_What you will do_. Starting at the first line of the listing below, repeat each line exactly until the line containing "XAxis, YAxis, ReferenceArea", which you include. Leave out pictures.

* START Supplied data *

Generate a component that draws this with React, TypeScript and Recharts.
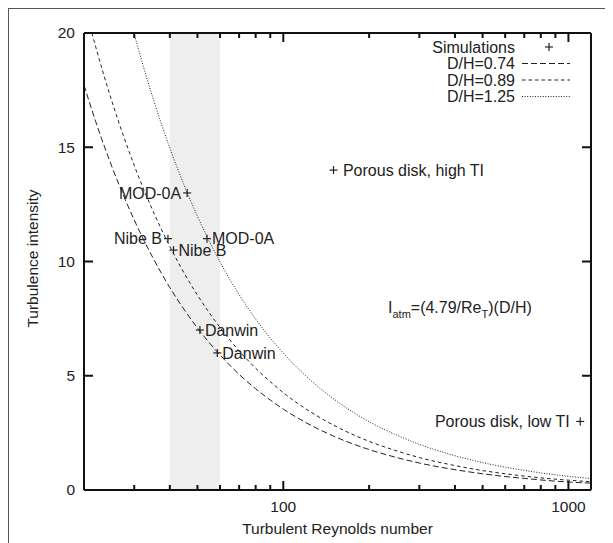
import React from 'react';
import { ComposedChart, Line, Scatter, XAxis, YAxis, ReferenceArea } from 'recharts';

// Axis ticks
const reTicks = [20, 30, 40, 50, 60, 70, 80, 90, 100, 200, 300, 400, 500, 600, 700, 800, 900, 1000];
const reMajor = [100, 1000];
const tiTicks = [0, 5, 10, 15, 20];
const reDomain = [20, 1200];
const tiDomain = [0, 20];

// Shaded Reynolds-number band
const bandRe = [40, 60];

// I_atm = (4.79/Re_T)(D/H), in percent
const curve074 = [
  { re: 20, ti: 17.72 }, { re: 22, ti: 16.11 }, { re: 25, ti: 14.18 }, { re: 30, ti: 11.82 },
  { re: 35, ti: 10.13 }, { re: 40, ti: 8.86 }, { re: 45, ti: 7.88 }, { re: 50, ti: 7.09 },
  { re: 60, ti: 5.91 }, { re: 70, ti: 5.06 }, { re: 80, ti: 4.43 }, { re: 90, ti: 3.94 },
  { re: 100, ti: 3.54 }, { re: 120, ti: 2.95 }, { re: 150, ti: 2.36 }, { re: 200, ti: 1.77 },
  { re: 250, ti: 1.42 }, { re: 300, ti: 1.18 }, { re: 400, ti: 0.89 }, { re: 500, ti: 0.71 },
  { re: 600, ti: 0.59 }, { re: 700, ti: 0.51 }, { re: 800, ti: 0.44 }, { re: 1000, ti: 0.35 },
  { re: 1200, ti: 0.3 },
];

const curve089 = [
  { re: 21.32, ti: 20.0 }, { re: 22, ti: 19.38 }, { re: 25, ti: 17.05 }, { re: 30, ti: 14.21 },
  { re: 35, ti: 12.18 }, { re: 40, ti: 10.66 }, { re: 45, ti: 9.47 }, { re: 50, ti: 8.53 },
  { re: 60, ti: 7.11 }, { re: 70, ti: 6.09 }, { re: 80, ti: 5.33 }, { re: 90, ti: 4.74 },
  { re: 100, ti: 4.26 }, { re: 120, ti: 3.55 }, { re: 150, ti: 2.84 }, { re: 200, ti: 2.13 },
  { re: 250, ti: 1.71 }, { re: 300, ti: 1.42 }, { re: 400, ti: 1.07 }, { re: 500, ti: 0.85 },
  { re: 600, ti: 0.71 }, { re: 700, ti: 0.61 }, { re: 800, ti: 0.53 }, { re: 1000, ti: 0.43 },
  { re: 1200, ti: 0.36 },
];

const curve125 = [
  { re: 29.94, ti: 20.0 }, { re: 32, ti: 18.71 }, { re: 35, ti: 17.11 }, { re: 40, ti: 14.97 },
  { re: 45, ti: 13.31 }, { re: 50, ti: 11.98 }, { re: 60, ti: 9.98 }, { re: 70, ti: 8.55 },
  { re: 80, ti: 7.48 }, { re: 90, ti: 6.65 }, { re: 100, ti: 5.99 }, { re: 120, ti: 4.99 },
  { re: 150, ti: 3.99 }, { re: 200, ti: 2.99 }, { re: 250, ti: 2.4 }, { re: 300, ti: 2.0 },
  { re: 400, ti: 1.5 }, { re: 500, ti: 1.2 }, { re: 600, ti: 1.0 }, { re: 700, ti: 0.86 },
  { re: 800, ti: 0.75 }, { re: 1000, ti: 0.6 }, { re: 1200, ti: 0.5 },
];

// Simulated cases
const simulations = [
  { re: 46, ti: 13, label: 'MOD-0A', side: 'left' },
  { re: 39.4, ti: 11, label: 'Nibe B', side: 'left' },
  { re: 54, ti: 11, label: 'MOD-0A', side: 'right' },
  { re: 41.2, ti: 10.5, label: 'Nibe B', side: 'right' },
  { re: 51, ti: 7, label: 'Danwin', side: 'right' },
  { re: 58.7, ti: 6, label: 'Danwin', side: 'right' },
  { re: 150, ti: 14, label: ' Porous disk, high TI', side: 'right' },
  { re: 1100, ti: 3, label: 'Porous disk, low TI ', side: 'left' },
];

const INK = '#222';
const FONT = '"Liberation Sans", Arial, Helvetica, sans-serif';
const MAJOR = 9;
const MINOR = 5;

const curves = [
  { name: 'D/H=0.74', data: curve074, dash: '6 3' },
  { name: 'D/H=0.89', data: curve089, dash: '3.5 3' },
  { name: 'D/H=1.25', data: curve125, dash: '1 1.6' },
];

// Inward tick marks on all four sides of the frame, placed through the axis scales
const tickRows = [
  { id: 'bottom', data: reTicks.map((re) => ({ re, ti: tiDomain[0], major: reMajor.includes(re) })), ux: 0, uy: -1 },
  { id: 'top', data: reTicks.map((re) => ({ re, ti: tiDomain[1], major: reMajor.includes(re) })), ux: 0, uy: 1 },
  { id: 'left', data: tiTicks.map((ti) => ({ re: reDomain[0], ti, major: true })), ux: 1, uy: 0 },
  { id: 'right', data: tiTicks.map((ti) => ({ re: reDomain[1], ti, major: true })), ux: -1, uy: 0 },
];

function TickMark(props: any) {
  const { cx, cy, payload, ux, uy } = props;
  if (cx == null || cy == null) return null;
  const len = payload.major ? MAJOR : MINOR;
  return (
    <g>
      <line x1={cx} y1={cy} x2={cx + ux * len} y2={cy + uy * len} stroke="#111" strokeWidth={2} />
    </g>
  );
}

function ReLabel(props: any) {
  const { x, y, payload } = props;
  return (
    <text x={x} y={y + 17} dy="0.35em" textAnchor="middle" fontSize={15.5} fill={INK} stroke="none" fontFamily={FONT}>
      {payload.value}
    </text>
  );
}

function TiLabel(props: any) {
  const { x, y, payload } = props;
  return (
    <text x={x - 9} y={y} dy="0.35em" textAnchor="end" fontSize={15.5} fill={INK} stroke="none" fontFamily={FONT}>
      {payload.value}
    </text>
  );
}

function SimMark(props: any) {
  const { cx, cy, payload } = props;
  if (cx == null || cy == null) return null;
  const h = 4;
  const right = payload.side === 'right';
  return (
    <g>
      <line x1={cx - h} x2={cx + h} y1={cy} y2={cy} stroke={INK} strokeWidth={1.2} />
      <line x1={cx} x2={cx} y1={cy - h} y2={cy + h} stroke={INK} strokeWidth={1.2} />
      <text
        x={right ? cx + 5 : cx - 6}
        y={cy}
        dy="0.35em"
        textAnchor={right ? 'start' : 'end'}
        fontSize={16}
        fill={INK}
        fontFamily={FONT}
        style={{ whiteSpace: 'pre' }}
      >
        {payload.label}
      </text>
    </g>
  );
}

function XTitle(props: any) {
  const vb = props.viewBox || {};
  return (
    <text x={vb.x + vb.width / 2} y={vb.y + 39} dy="0.35em" textAnchor="middle" fontSize={15.5} fill={INK} fontFamily={FONT}>
      Turbulent Reynolds number
    </text>
  );
}

function YTitle(props: any) {
  const vb = props.viewBox || {};
  const cx = vb.x + vb.width - 51;
  const cy = vb.y + vb.height / 2 - 3;
  return (
    <text
      x={cx}
      y={cy}
      dy="0.35em"
      textAnchor="middle"
      transform={`rotate(-90 ${cx} ${cy})`}
      fontSize={15.5}
      fill={INK}
      fontFamily={FONT}
    >
      Turbulence intensity
    </text>
  );
}

const W = 604;
const H = 534;

export default function App() {
  const axisLine = { stroke: '#111', strokeWidth: 2 };
  const logAxis = {
    dataKey: 're',
    type: 'number' as const,
    scale: 'log' as const,
    domain: reDomain,
    allowDataOverflow: true,
    ticks: reMajor,
    interval: 0,
    height: 1,
    tickSize: 0,
    tickMargin: 0,
    tickLine: false,
    axisLine,
  };
  const linAxis = {
    type: 'number' as const,
    domain: tiDomain,
    allowDataOverflow: true,
    ticks: tiTicks,
    interval: 0,
    width: 1,
    tickSize: 0,
    tickMargin: 0,
    tickLine: false,
    axisLine,
  };
  return (
    <div
      style={{
        position: 'relative',
        width: W,
        height: H,
        borderLeft: '1px solid #555',
        borderTop: '1px solid #555',
        background: '#fff',
      }}
    >
      <ComposedChart width={W} height={H} margin={{ top: 23, right: 21, bottom: 52, left: 74 }}>
        <XAxis xAxisId="b" {...logAxis} tick={(p: any) => <ReLabel {...p} />} label={<XTitle />} />
        <XAxis xAxisId="t" orientation="top" {...logAxis} tick={false} />
        <YAxis yAxisId="l" {...linAxis} tick={(p: any) => <TiLabel {...p} />} label={<YTitle />} />
        <YAxis yAxisId="r" orientation="right" {...linAxis} tick={false} />
        <ReferenceArea
          xAxisId="b"
          yAxisId="l"
          x1={bandRe[0]}
          x2={bandRe[1]}
          y1={tiDomain[0]}
          y2={tiDomain[1]}
          fill="#eeeeee"
          fillOpacity={1}
          stroke="none"
        />
        {curves.map((c) => (
          <Line
            key={c.name}
            xAxisId="b"
            yAxisId="l"
            data={c.data}
            dataKey="ti"
            name={c.name}
            type="monotone"
            stroke={INK}
            strokeWidth={1}
            strokeDasharray={c.dash}
            dot={false}
            activeDot={false}
            isAnimationActive={false}
          />
        ))}
        {tickRows.map((row) => (
          <Scatter
            key={row.id}
            xAxisId="b"
            yAxisId="l"
            data={row.data}
            dataKey="ti"
            legendType="none"
            shape={(p: any) => <TickMark {...p} ux={row.ux} uy={row.uy} />}
            isAnimationActive={false}
          />
        ))}
        <Scatter
          xAxisId="b"
          yAxisId="l"
          data={simulations}
          dataKey="ti"
          name="Simulations"
          shape={(p: any) => <SimMark {...p} />}
          isAnimationActive={false}
        />
      </ComposedChart>
      <svg
        width={W}
        height={H}
        style={{ position: 'absolute', left: 0, top: 0, pointerEvents: 'none' }}
        fontFamily={FONT}
      >
        {/* legend */}
        <g fontSize={16} fill={INK}>
          <text x={506} y={38} dy="0.35em" textAnchor="end">Simulations</text>
          <line x1={536} x2={544} y1={38} y2={38} stroke={INK} strokeWidth={1.2} />
          <line x1={540} x2={540} y1={34} y2={42} stroke={INK} strokeWidth={1.2} />
          {curves.map((c, i) => {
            const y = 54.5 + i * 16.5;
            return (
              <g key={c.name}>
                <text x={506} y={y} dy="0.35em" textAnchor="end">{c.name}</text>
                <line x1={513} x2={561} y1={y} y2={y} stroke={INK} strokeWidth={1} strokeDasharray={c.dash} />
              </g>
            );
          })}
        </g>
        {/* fit relation */}
        <text x={379} y={298} dy="0.35em" fontSize={16} fill={INK}>
          I<tspan fontSize={11} dy={5}>atm</tspan>
          <tspan dy={-5}>=(4.79/Re</tspan>
          <tspan fontSize={11} dy={5}>T</tspan>
          <tspan dy={-5}>)(D/H)</tspan>
        </text>
      </svg>
    </div>
  );
}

* END Supplied data *

_Worked solution_.
Generate a component that draws this with React, TypeScript and Recharts.
import React from 'react';
import { ComposedChart, Line, Scatter, XAxis, YAxis, ReferenceArea } from 'recharts';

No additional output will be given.